TASK PROMPT:
Copy exactly the lines that run from the top of the listing to the line containing "layers = []", both ends included, and omit the pictures.

INFORMATION SUPPLIED:
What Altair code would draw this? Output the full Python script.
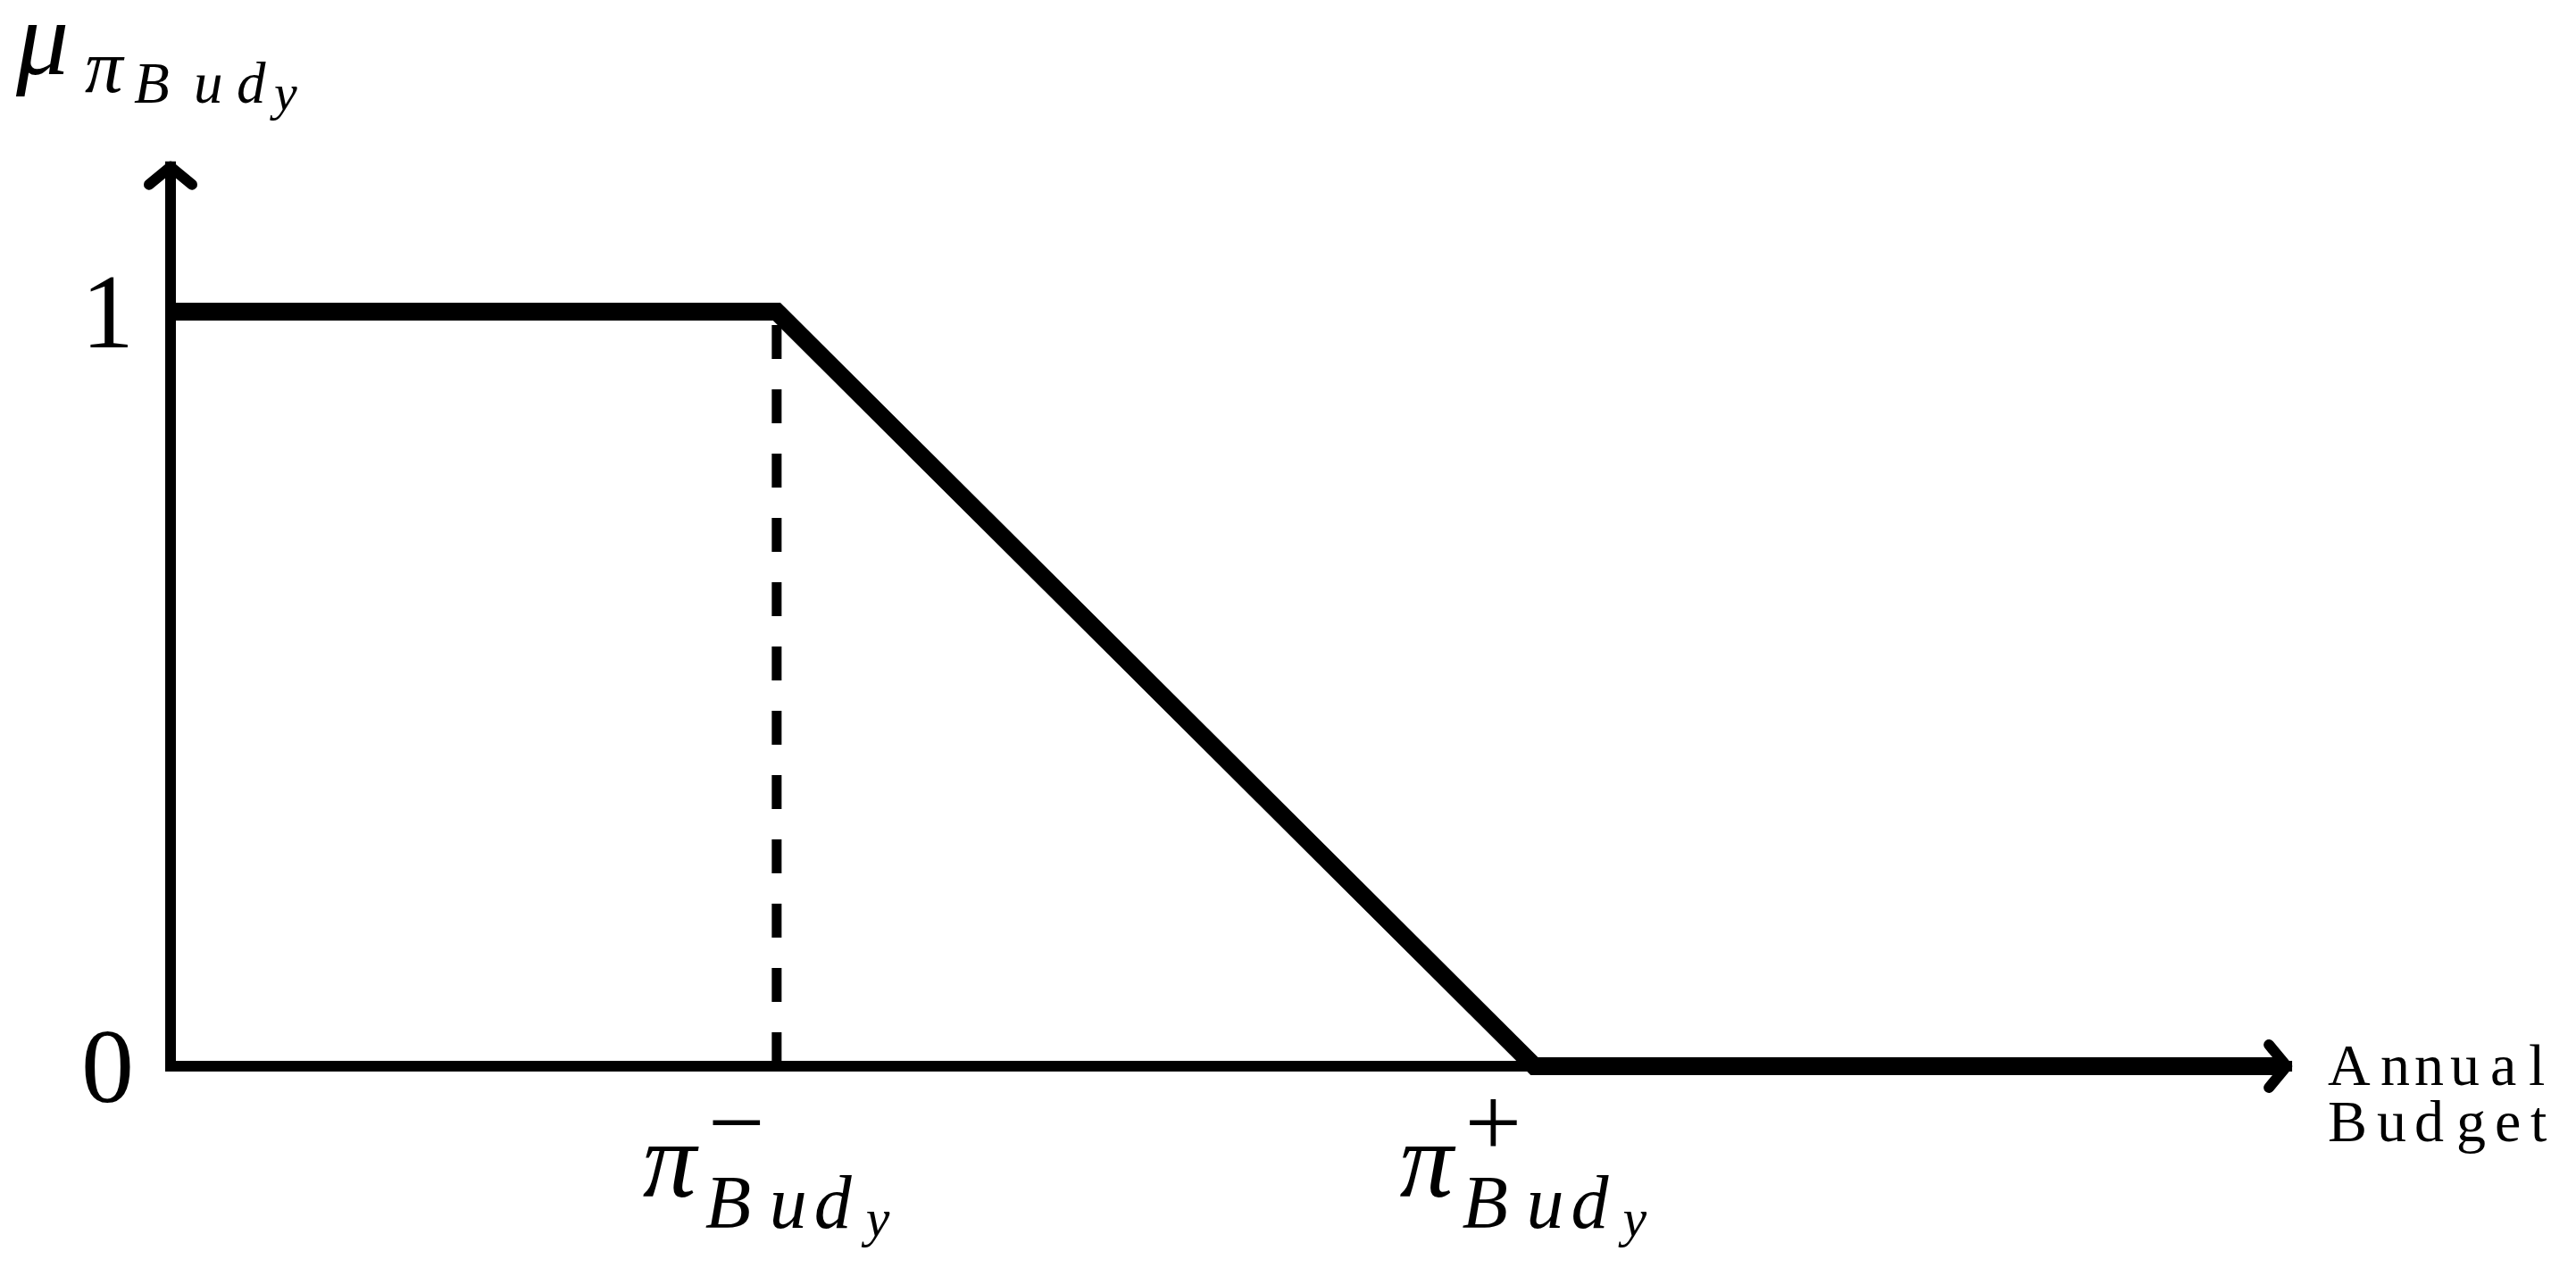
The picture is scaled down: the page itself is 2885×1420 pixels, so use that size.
import altair as alt
import pandas as pd

# ---------------- data ----------------
x_points = [0, 4, 9, 13.93]             # budget breakpoints (abstract units)
mu_points = [1, 1, 0, 0]                 # membership degree
x_domain = [0, 14]
y_domain = [0, 1.2]
axis_x_end = 13.965
axis_y_end = 1.192
pi_minus = 4
pi_plus = 9
y_tick_values = [0, 1]
y_tick_labels = ["0", "1"]
x_label_anchors = [pi_minus, pi_plus]
x_label_signs = ["\u2212", "+"]
sub_letters = ["B", "u", "d"]
subsub_letter = "y"
y_title_main = "\u03bc"
y_title_sub = "\u03c0"
x_title_lines = ["Annual", "Budget"]

# ---------------- layout / style ----------------
FONT = "Liberation Serif"
W, H = 2376, 1014
X = alt.X("x:Q", scale=alt.Scale(domain=x_domain, nice=False, zero=False), axis=None)
Y = alt.Y("y:Q", scale=alt.Scale(domain=y_domain, nice=False, zero=False), axis=None)


def txt(x, y, text, dx, dy, size, italic=False, align="left"):
    df = pd.DataFrame({"x": [x], "y": [y], "t": [text]})
    return alt.Chart(df).mark_text(
        dx=dx, dy=dy, fontSize=size, font=FONT,
        fontStyle="italic" if italic else "normal",
        align=align, baseline="alphabetic", color="black",
    ).encode(x=X, y=Y, text="t:N")


layers = []

# axes lines
yaxis = alt.Chart(pd.DataFrame({"x": [0], "y": [0], "y2": [axis_y_end]})).mark_rule(
    strokeWidth=12, color="black", strokeCap="square").encode(x=X, y=Y, y2="y2:Q")
xaxis = alt.Chart(pd.DataFrame({"x": [0], "x2": [axis_x_end], "y": [0]})).mark_rule(
    strokeWidth=12, color="black", strokeCap="square").encode(x=X, x2="x2:Q", y=Y)
layers += [yaxis, xaxis]

# arrow heads
up_arrow = alt.Chart(pd.DataFrame({"x": [0], "y": [axis_y_end]})).mark_point(
    shape="M-1,0.83L0,0L1,0.83", size=2304, filled=False, stroke="black",
    strokeWidth=12, strokeJoin="round", strokeCap="round", opacity=1).encode(x=X, y=Y)
right_arrow = alt.Chart(pd.DataFrame({"x": [axis_x_end], "y": [0]})).mark_point(
    shape="M-0.83,-1L0,0L-0.83,1", size=2304, filled=False, stroke="black",
    strokeWidth=12, strokeJoin="round", strokeCap="round", opacity=1).encode(x=X, y=Y)
layers += [up_arrow, right_arrow]

# dashed vertical at pi minus
dashed = alt.Chart(pd.DataFrame({"x": [pi_minus], "y": [0], "y2": [1]})).mark_rule(
    strokeWidth=11, color="black", strokeDash=[38, 34]).encode(x=X, y=Y, y2="y2:Q")
layers.append(dashed)

# membership function
mf = alt.Chart(pd.DataFrame({"x": x_points, "y": mu_points})).mark_line(
    strokeWidth=20, color="black", strokeJoin="miter", strokeCap="butt").encode(
    x=X, y=Y, order=alt.Order("x:Q"))
layers.append(mf)

# y tick labels
for v, lab in zip(y_tick_values, y_tick_labels):
    layers.append(txt(0, v, lab, -41, 40, 118, align="right"))

# y title  mu_{pi_{Bud_y}}  anchored at top of y axis
layers.append(txt(0, 1.2, y_title_main, -173, -97, 118, italic=True))
layers.append(txt(0, 1.2, y_title_sub, -96, -77, 85, italic=True))
for ch, dx in zip(sub_letters, [-41, 26, 74]):
    layers.append(txt(0, 1.2, ch, dx, -65, 65, italic=True))
layers.append(txt(0, 1.2, subsub_letter, 116, -57, 58, italic=True))

# x labels  pi^{-/+}_{Bud_y}
for anchor, sign, p in zip(x_label_anchors, x_label_signs, [-150, -151]):
    layers.append(txt(anchor, 0, "\u03c0", p, 146, 120, italic=True))
    layers.append(txt(anchor, 0, sign, p + 105, 101, 113, align="center"))
    for ch, off in zip(sub_letters, [70, 142, 192]):
        layers.append(txt(anchor, 0, ch, p + off, 181, 84, italic=True))
    layers.append(txt(anchor, 0, subsub_letter, p + 250, 190, 60, italic=True))

# x title "Annual Budget" at arrow tip
line_offsets = [[46, 105, 143, 183, 228, 271], [46, 101, 143, 190, 233, 273]]
line_dy = [21, 84]
for word, offs, dy in zip(x_title_lines, line_offsets, line_dy):
    for ch, dx in zip(word, offs):
        layers.append(txt(axis_x_end, 0, ch, dx, dy, 66))

chart = alt.layer(*layers).properties(
    width=W, height=H,
    autosize=alt.AutoSizeParams(type="none"),
    padding={"left": 183, "top": 172, "right": 310, "bottom": 214},
).configure_view(strokeWidth=0)

chart.save("out.html", embed_options={"renderer": "svg", "actions": False})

WRITTEN RESPONSE:
What Altair code would draw this? Output the full Python script.
The picture is scaled down: the page itself is 2885×1420 pixels, so use that size.
import altair as alt
import pandas as pd

# ---------------- data ----------------
x_points = [0, 4, 9, 13.93]             # budget breakpoints (abstract units)
mu_points = [1, 1, 0, 0]                 # membership degree
x_domain = [0, 14]
y_domain = [0, 1.2]
axis_x_end = 13.965
axis_y_end = 1.192
pi_minus = 4
pi_plus = 9
y_tick_values = [0, 1]
y_tick_labels = ["0", "1"]
x_label_anchors = [pi_minus, pi_plus]
x_label_signs = ["\u2212", "+"]
sub_letters = ["B", "u", "d"]
subsub_letter = "y"
y_title_main = "\u03bc"
y_title_sub = "\u03c0"
x_title_lines = ["Annual", "Budget"]

# ---------------- layout / style ----------------
FONT = "Liberation Serif"
W, H = 2376, 1014
X = alt.X("x:Q", scale=alt.Scale(domain=x_domain, nice=False, zero=False), axis=None)
Y = alt.Y("y:Q", scale=alt.Scale(domain=y_domain, nice=False, zero=False), axis=None)


def txt(x, y, text, dx, dy, size, italic=False, align="left"):
    df = pd.DataFrame({"x": [x], "y": [y], "t": [text]})
    return alt.Chart(df).mark_text(
        dx=dx, dy=dy, fontSize=size, font=FONT,
        fontStyle="italic" if italic else "normal",
        align=align, baseline="alphabetic", color="black",
    ).encode(x=X, y=Y, text="t:N")


layers = []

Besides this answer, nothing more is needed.